2. Don’t wait until your an expert (or a large church)…
Set a church planting expectation early in the life of your church. What better way to train a future church planter than letting them see the early days of church planting along side of you. At Redeemer, we brought on our first church planting resident when we were only 40 people, 3 missional communities, and met on Sunday afternoons in a sweaty, old church building. We weren’t experts or impressive, but we knew what we had to offer, and we wanted to train and send out church planters. Here are a few other thoughts….
- Health is more important than size when it comes to preparing church planters
- You don’t have to be an expert… share what you have to give, and allow a resident or potential planter to give to you and your church
- There is a need for different types of residencies at different stages of your church (polishing school vs. developmental residencies)
- Small churches can serve and be served by a developmental resident.
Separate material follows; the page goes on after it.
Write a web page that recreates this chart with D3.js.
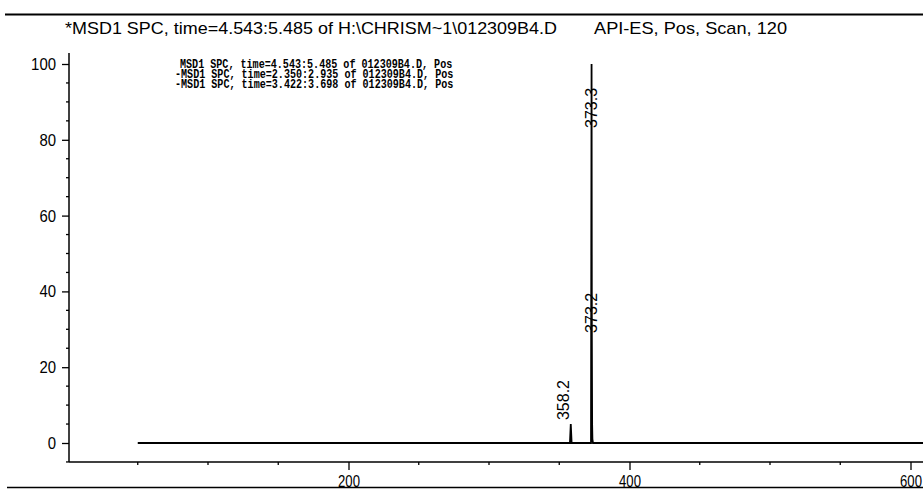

Our first two residents at Redeemer never went on to plant a church, but they were both developed and are leading in critical roles to this day.
- Large churches won’t have much opportunity or reps for a resident, so you only need to take on a guy within 12 months of planting for “polishing”.
Consider: What has God given us that we need to steward for church planting? Is it financial health, experience, leadership gifts, college students, facilities, reps?
3. Prioritize developing new leaders & multiplying communities (as much as you prioritize Sundays)
Early on in the life of a church plant the temptation is to put all of your focus on growing on Sundays. We often think we can’t do anything significant until we can get “critical mass”. I want to challenge you to prioritize developing leaders and multiplying communities from day one with as much focus as you put into growing numerically on Sundays. This will help you start and stay healthy, which will in turn help you multiply churches. A few things to think about as you do this:
- Develop a pathway of development from disciple to planter (Example: Leadership Pathway)
- this process must include learning communities, opportunities to lead within, and ongoing-personal development
- Don’t just train young leaders, empower and release them. Allow them to fail…they just might surprise you and blossom.
- Take inventory of your current focus as a church… what percentage of your leadership efforts (staffing, time, resources, energy, focus) are going toward growing Sundays vs. developing leaders and multiplying communities?
- You must give of your money, staff, and people to raising up leaders if you want to plant churches.
4. Partner with others…
Don’t try and plant churches by yourself. Work with others in your city that have a common vision. Collaboration is a beautiful thing. Know your strengths, admit your weaknesses and limitation, and lean into the strengths of other churches. God might ask some of you to pioneer collaboration in your cities. Tell some other churches in town that your church feels called to plant a new church, and invite them to join in on the work. Dream together, work together, train a resident together, support a planter together. As our kingdom work increases our kingdom interdependence should also increase. Ask for help so that you can spread the “church planting bug” to others. Perhaps most importantly, remember the “why” we are planting churches….not to add to your church’s resume or to build your brand…. but to see more people and more cities reached with the gospel.